22.     Economy Preferred Assurance Co. v. Western National Mut. Ins. Co.,  (Minn. App. November 25, 2013).  

Minnesota Court of Appeals declines to resolve a dispute between two auto insurers based on an ambiguity in a policy term, declaring that the principle of contra proferentum was intended to protect insured in disputes between the party who drafted the contract and the party to whom the contract was issued and therefore did not apply in disputes between two insurance companies who were not in contractual privity.

 23.   Bridgeview Healthcare Center, LTD v. State Farm Fire and Casualty Company  (Ill. App. June 19, 2013). 

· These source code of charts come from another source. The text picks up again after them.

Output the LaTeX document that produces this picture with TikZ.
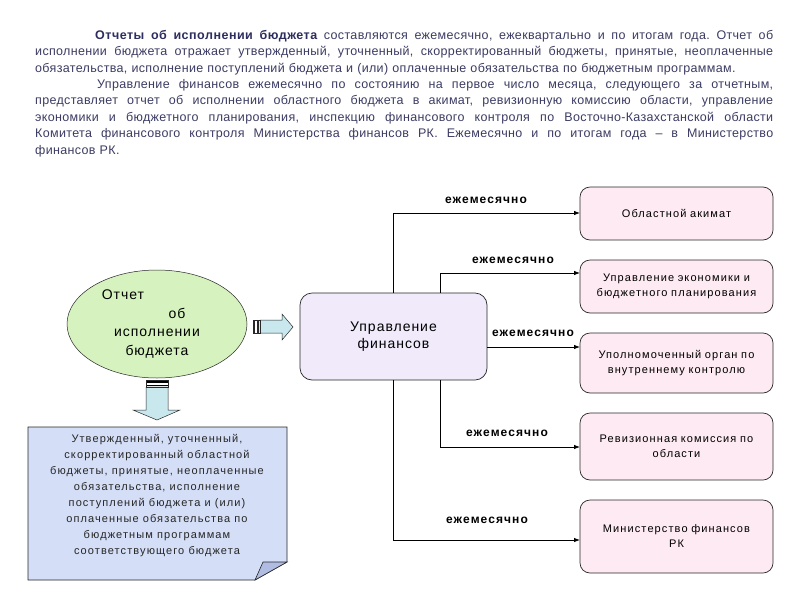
\documentclass[tikz,border=0pt]{standalone}
\usepackage{fontspec}
\setmainfont{Liberation Sans}
\newfontfamily\spfont[LetterSpace=2.7]{Liberation Sans}
\newfontfamily\spbold[LetterSpace=4]{Liberation Sans Bold}
\newfontfamily\boxfont[LetterSpace=10]{Liberation Sans}
\newfontfamily\midfont[LetterSpace=7]{Liberation Sans}
\newfontfamily\lblfont[LetterSpace=9]{Liberation Sans Bold}
\usetikzlibrary{arrows.meta,shapes.geometric}
\definecolor{txtcol}{RGB}{60,60,100}
\definecolor{boldcol}{RGB}{45,45,95}
\definecolor{pinkfill}{RGB}{253,234,242}
\definecolor{lavfill}{RGB}{240,234,250}
\definecolor{greenfill}{RGB}{214,242,190}
\definecolor{notefill}{RGB}{212,222,246}
\definecolor{foldfill}{RGB}{176,188,226}
\definecolor{arrowfill}{RGB}{200,232,238}
\definecolor{edgecol}{RGB}{40,40,40}
% justified line: words separated by stretchable glue
\def\jlA#1 #2\jlend{#1\if\relax\detokenize{#2}\relax\else\hskip 3.5pt plus 1fil\relax\jlA#2\jlend\fi}
\newcommand\jline[1]{\makebox[738pt][s]{\jlA#1 \jlend}}
\newcommand\bw[1]{{\spbold\color{boldcol}#1}}
\begin{document}
\begin{tikzpicture}[x=1pt,y=-1pt,
  toptext/.style={inner sep=0pt, text width=738pt, align=left, text=txtcol,
    font={\spfont\fontsize{12.5}{16.4}\selectfont}},
  rbox/.style={draw=edgecol, line width=0.7pt, rounded corners=10pt, fill=pinkfill,
    minimum width=193pt, text width=180pt, align=center, inner sep=0pt,
    font=\boxfont\fontsize{11}{15}\selectfont},
  finbox/.style={draw=edgecol, line width=0.7pt, rounded corners=12pt, fill=lavfill,
    minimum width=187pt, minimum height=87pt, align=center,
    font=\midfont\fontsize{14}{17}\selectfont},
  ovalnode/.style={ellipse, draw=edgecol, line width=0.5pt, fill=greenfill,
    minimum width=180pt, minimum height=108pt, inner sep=0pt, align=center,
    font=\midfont\fontsize{14}{18.5}\selectfont},
  conn/.style={draw=black, line width=0.8pt, -{Latex[length=6pt,width=4.5pt]}},
  freq/.style={font=\lblfont\fontsize{12}{14}\selectfont, inner sep=0pt},
  notetext/.style={inner sep=0pt, align=center, text=black!85,
    font=\boxfont\fontsize{11}{16}\selectfont},
  blockarrow/.style={draw=edgecol, line width=0.5pt, fill=arrowfill}
]
\useasboundingbox (0,0) rectangle (800,600);
\fill[white] (0,0) rectangle (800,600);

% intro text
\node[toptext, anchor=north west] (intro) at (35,30) {%
\jline{\hspace*{60pt}\bw{Отчеты} \bw{об} \bw{исполнении} \bw{бюджета} составляются ежемесячно, ежеквартально и по итогам года. Отчет об}\\
\jline{исполнении бюджета отражает утвержденный, уточненный, скорректированный бюджеты, принятые, неоплаченные}\\
обязательства, исполнение поступлений бюджета и (или) оплаченные обязательства по бюджетным программам.\\
\jline{\hspace*{62pt}Управление финансов ежемесячно по состоянию на первое число месяца, следующего за отчетным,}\\
\jline{представляет отчет об исполнении областного бюджета в акимат, ревизионную комиссию области, управление}\\
\jline{экономики и бюджетного планирования, инспекцию финансового контроля по Восточно-Казахстанской области}\\
\jline{Комитета финансового контроля Министерства финансов РК. Ежемесячно и по итогам года – в Министерство}\\
финансов РК.};

% ellipse
\node[ovalnode] (report) at (157,324) {Отчет\hspace*{68pt}\\\hspace*{40pt}об\\исполнении\\бюджета};

% finance box
\node[finbox] (fin) at (393.5,336.5) {Управление\\финансов};

% right boxes
\node[rbox, minimum height=53pt] (b1) at (676.5,213.5) {Областной акимат};
\node[rbox, minimum height=53pt] (b2) at (676.5,286.5) {Управление экономики и\\бюджетного планирования};
\node[rbox, minimum height=60pt] (b3) at (676.5,363) {Уполномоченный орган по\\внутреннему контролю};
\node[rbox, minimum height=67pt] (b4) at (676.5,446.5) {Ревизионная комиссия по\\области};
\node[rbox, minimum height=73pt] (b5) at (676.5,536.5) {Министерство финансов\\РК};

% connector anchor points
\coordinate (s1) at (393,293);
\coordinate (s2) at (440,293);
\coordinate (s3) at (487,347);
\coordinate (s4) at (440,380);
\coordinate (s5) at (393,380);
\coordinate (e1) at (580,213);
\coordinate (e2) at (580,273);
\coordinate (e3) at (580,347);
\coordinate (e4) at (580,447);
\coordinate (e5) at (580,540);

\draw[conn] (s1) |- (e1);
\draw[conn] (s2) |- (e2);
\draw[conn] (s3) -- (e3);
\draw[conn] (s4) |- (e4);
\draw[conn] (s5) |- (e5);

\node[freq] (f1) at (486,200) {ежемесячно};
\node[freq] (f2) at (513,260) {ежемесячно};
\node[freq] (f3) at (533,333) {ежемесячно};
\node[freq] (f4) at (507,433) {ежемесячно};
\node[freq] (f5) at (487,520) {ежемесячно};

% right block arrow
\draw[blockarrow] (260,320) -- (282,320) -- (282,314) -- (293,327) -- (282,340) -- (282,333) -- (260,333) -- cycle;
\fill[edgecol] (253,320) rectangle (255,333);
\fill[edgecol] (256.5,320) rectangle (258.5,333);
\draw[edgecol, line width=0.4pt] (253,320) rectangle (260,333);

% down block arrow
\draw[blockarrow] (146,387) -- (168,387) -- (168,410) -- (180,410) -- (157,420) -- (133,410) -- (146,410) -- cycle;
\fill[black] (146,380) rectangle (168,382.5);
\fill[black] (146,384.5) rectangle (168,386);
\draw[edgecol, line width=0.4pt] (146,380) rectangle (168,387);

% note box with folded corner
\draw[edgecol, line width=0.7pt, fill=notefill] (28,427) -- (287,427) -- (287,562) -- (255,580) -- (28,580) -- cycle;
\draw[edgecol, line width=0.6pt, fill=foldfill] (255,580) -- (263,562) -- (287,562) -- cycle;
\node[notetext] (note) at (157,496) {Утвержденный, уточненный,\\скорректированный областной\\бюджеты, принятые, неоплаченные\\обязательства, исполнение\\поступлений бюджета и (или)\\оплаченные обязательства по\\бюджетным программам\\соответствующего бюджета};
\end{tikzpicture}
\end{document}
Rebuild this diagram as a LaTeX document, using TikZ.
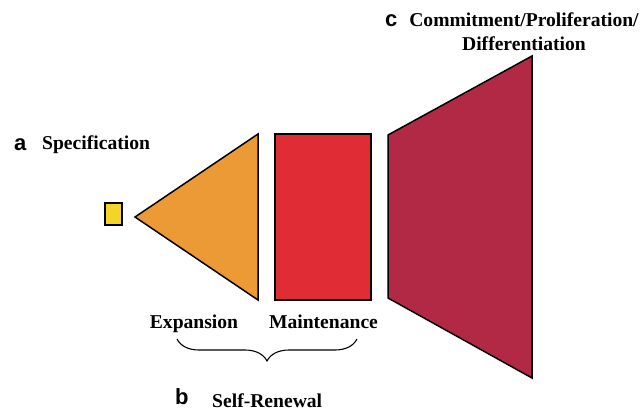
\documentclass[tikz,border=0pt]{standalone}
\usepackage{fontspec}
\setmainfont{Liberation Serif}
\newfontfamily\panelfont{Liberation Sans}
\usetikzlibrary{decorations.pathreplacing}

\definecolor{specyellow}{HTML}{F4D428}
\definecolor{expandorange}{HTML}{EC9A36}
\definecolor{maintred}{HTML}{E02C35}
\definecolor{commitred}{HTML}{B12944}

\newcommand{\stagetop}{134}
\newcommand{\stagebot}{300}
\newcommand{\textsz}{\fontsize{19.6}{24}\selectfont\bfseries}
\newcommand{\panelsz}{\fontsize{22}{26}\selectfont\panelfont\bfseries}

\tikzset{
  stage/.style={line width=1.5pt, line join=miter},
  lbl/.style={inner sep=0pt, font=\textsz},
  panel/.style={inner sep=0pt, anchor=base west, font=\panelsz}
}

\begin{document}
\begin{tikzpicture}[x=1pt, y=-1pt]
  \useasboundingbox (0,0) rectangle (643,410);

  \coordinate (S1) at (105, 203);
  \coordinate (S2) at (122, 225);

  \coordinate (E1) at (135, 217);
  \coordinate (E2) at (258, \stagetop);
  \coordinate (E3) at (258, \stagebot);

  \coordinate (M1) at (275, \stagetop);
  \coordinate (M2) at (371, \stagebot);

  \coordinate (C1) at (388, 135);
  \coordinate (C2) at (532, 56);
  \coordinate (C3) at (532, 378);
  \coordinate (C4) at (388, 298);

  \draw [stage, fill=specyellow] (S1) rectangle (S2);
  \draw [stage, fill=expandorange] (E1) -- (E2) -- (E3) -- cycle;
  \draw [stage, fill=maintred] (M1) rectangle (M2);
  \draw [stage, fill=commitred] (C1) -- (C2) -- (C3) -- (C4) -- cycle;

  \node [panel] (pa) at (14, 150) {a};
  \node [lbl, anchor=base west] (spec) at (42, 149) {Specification};

  \node [lbl, anchor=base] (expand) at (194, 328) {Expansion};
  \node [lbl, anchor=base] (maint) at (323.5, 328) {Maintenance};

  \coordinate (BL) at (177, 339);
  \coordinate (BR) at (357, 339);
  \draw [line width=1.1pt, decorate,
    decoration={brace, mirror, amplitude=22pt}] (BL) -- (BR);

  \node [panel] (pb) at (175, 404) {b};
  \node [lbl, anchor=base west] (renew) at (212, 407) {Self-Renewal};

  \node [panel] (pc) at (385, 26) {c};
  \node [lbl, anchor=base] (commit) at (524, 26) {Commitment/Proliferation/};
  \node [lbl, anchor=base] (differ) at (524, 50) {Differentiation};

\end{tikzpicture}
\end{document}
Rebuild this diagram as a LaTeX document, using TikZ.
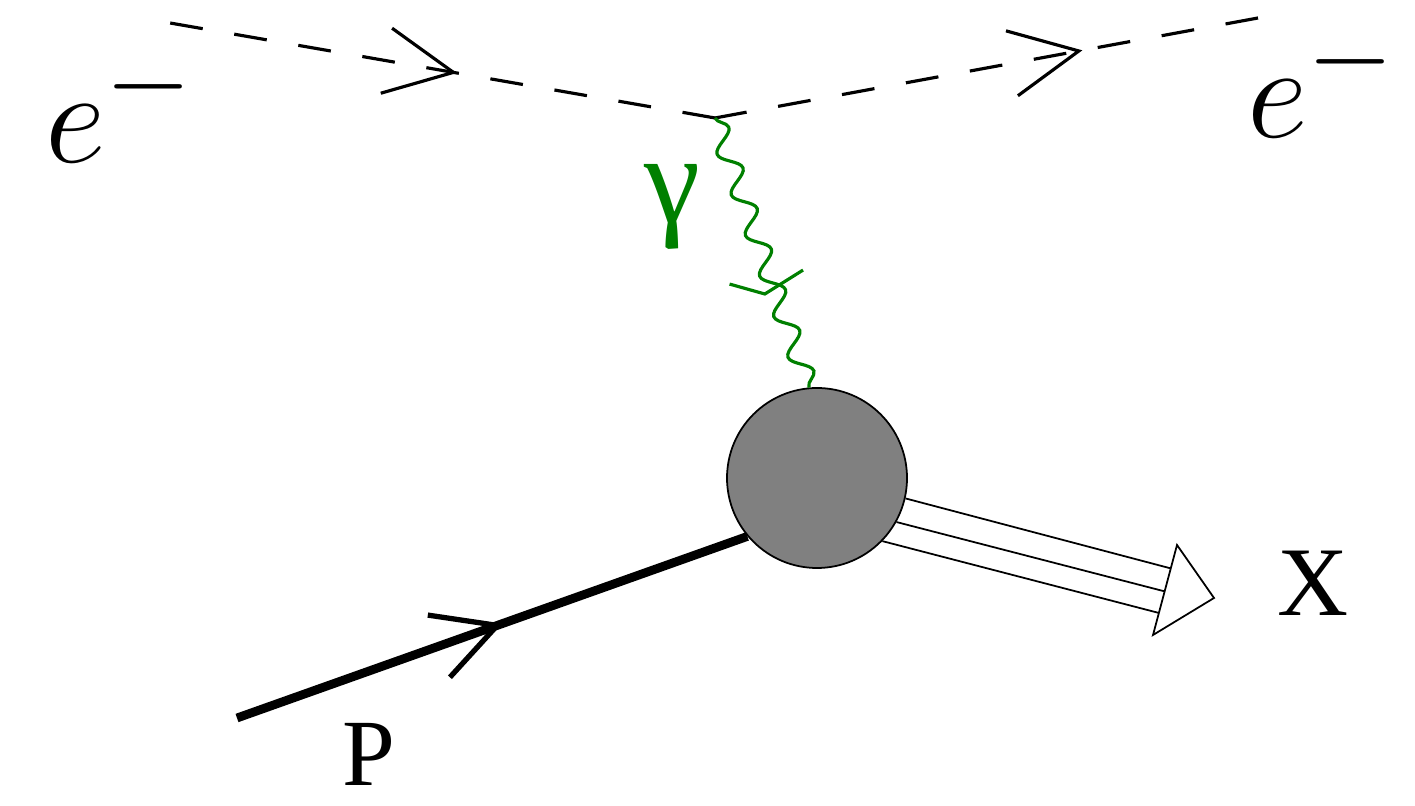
\documentclass[tikz,border=0pt]{standalone}
\usepackage{fontspec}
\setmainfont{Liberation Serif}
\usepackage{xcolor}
\usepackage{tikz}
\usetikzlibrary{decorations.pathmorphing,decorations.markings}
\usepackage{amsmath}

\begin{document}
\begin{tikzpicture}[
        electron/.style={
            draw,
            line width=0.9pt,
            dash pattern=on 0.33cm off 0.32cm
        },
        photon/.style={
            draw=green!50!black,
            line width=0.9pt,
            decorate,
            decoration={snake, segment length=0.43cm, amplitude=0.1cm}
        },
        proton/.style={
            draw,
            line width=2.5pt
        },
        xline/.style={
            draw,
            line width=0.5pt
        },
        revarrow/.style={
            postaction={decorate, decoration={markings,
                mark=at position #1 with {\draw[solid, line width=0.9pt] (0.68,0.33) -- (0,0) -- (0.68,-0.33);}}}
        },
        midarrow/.style={
            postaction={decorate, decoration={markings,
                mark=at position #1 with {\draw[solid, line width=1.5pt] (-0.62,0.33) -- (0,0) -- (-0.62,-0.33);}}}
        },
        gammaarrow/.style={
            postaction={decorate, decoration={markings,
                mark=at position #1 with {\draw[green!50!black, line width=0.9pt] (-0.21,-0.41) -- (0,-0.11) -- (-0.10,0.33);}}}
        },
        lbl/.style={
            inner sep=0pt
        },
        elbl/.style={
            inner sep=0pt,
            anchor=base west,
            font=\fontsize{24.88}{30}\selectfont,
            scale=1.52
        }
    ]
        \useasboundingbox (0,0) rectangle (14.15,8.06);

        % Vertices and free ends
        \coordinate (ein) at (1.70,7.83);
        \coordinate (vtx) at (7.15,6.88);
        \coordinate (eout) at (12.58,7.88);
        \coordinate (pin) at (2.37,0.88);

        % Hadronic blob
        \node[circle, draw, line width=0.5pt, fill=gray, minimum size=1.8cm, inner sep=0pt] (blob) at (8.17,3.28) {};

        % Electron lines
        \draw[electron, revarrow=0.48] (vtx) -- (ein);
        \draw[electron, revarrow=0.33] (eout) -- (vtx);

        % Photon
        \draw[photon] (vtx) -- (blob.95);
        \path[gammaarrow=0.64] (vtx) -- (blob.95);

        % Proton
        \draw[proton, midarrow=0.51] (pin) -- (blob.220);

        % Outgoing hadrons X
        \coordinate (xa) at (11.73,2.37);
        \coordinate (xb) at (11.67,2.14);
        \coordinate (xc) at (11.59,1.93);
        \draw[xline] (blob.-13) -- (xa);
        \draw[xline] (blob.-29) -- (xb);
        \draw[xline] (blob.-44) -- (xc);
        \coordinate (xl) at (11.77,2.61);
        \coordinate (xtip) at (12.14,2.08);
        \coordinate (xr) at (11.53,1.71);
        \draw[xline, fill=white] (xl) -- (xtip) -- (xr) -- cycle;

        % Labels
        \node[elbl] (ein-lbl) at (0.44,6.43) {$e^-$};
        \node[elbl] (eout-lbl) at (12.46,6.68) {$e^-$};
        \node[lbl, text=green!50!black, font=\fontsize{36}{42}\selectfont] (gamma-lbl) at (6.72,5.99) {γ};
        \node[lbl, font=\fontsize{28}{34}\selectfont] (x-lbl) at (13.13,2.23) {X};
        \node[lbl, font=\fontsize{27}{32}\selectfont] (p-lbl) at (3.69,0.52) {P};
    \end{tikzpicture}
\end{document}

While most courts have ruled that the forum state may apply its own law in the absence of any apparent conflict with another state’s law, the First District ruled here that the trial court erred in not undertaking an analysis of whether Indiana law would cover junk fax claims.  The court declared that “When the courts of one state have not spoken to an issue, their eventual resolution of the issue might conflict with the resolution reached in another state. If the forum applies its own law simply because the other interested jurisdictions have not spoken on the issue, the result of the case may well depend on the fortuitous circumstances that determine the forum.”

24.   Windmill Nursing Pavillion, Ltd. v. Cincinnati Ins. Co. (Ill App.. December 13, 2013). 

The Illinois Appellate Court ruled in this case that the attachment of a TCPA exclusion to a renewal policy satisfied Ohio notice requirements and that the insured’s rights to coverage for a TCPA settlement was limited to the general liability aggregate, rejecting the insured’s argument that junk faxes were the insured’s work or product so as trigger the policy’s PCOH aggregate limit.

25.     Mt. Hawley Ins. Co. v. Robinette Demolition, Inc., (Ill. App. July 26, 2013). 

The First District of the Illinois Appellate Court here rules that the requirement in CGL policy’s for notice of accidents and occurrences only applies to the named insured so that a putative additional insured’s failure to give notice until it was sued did not void its coverage.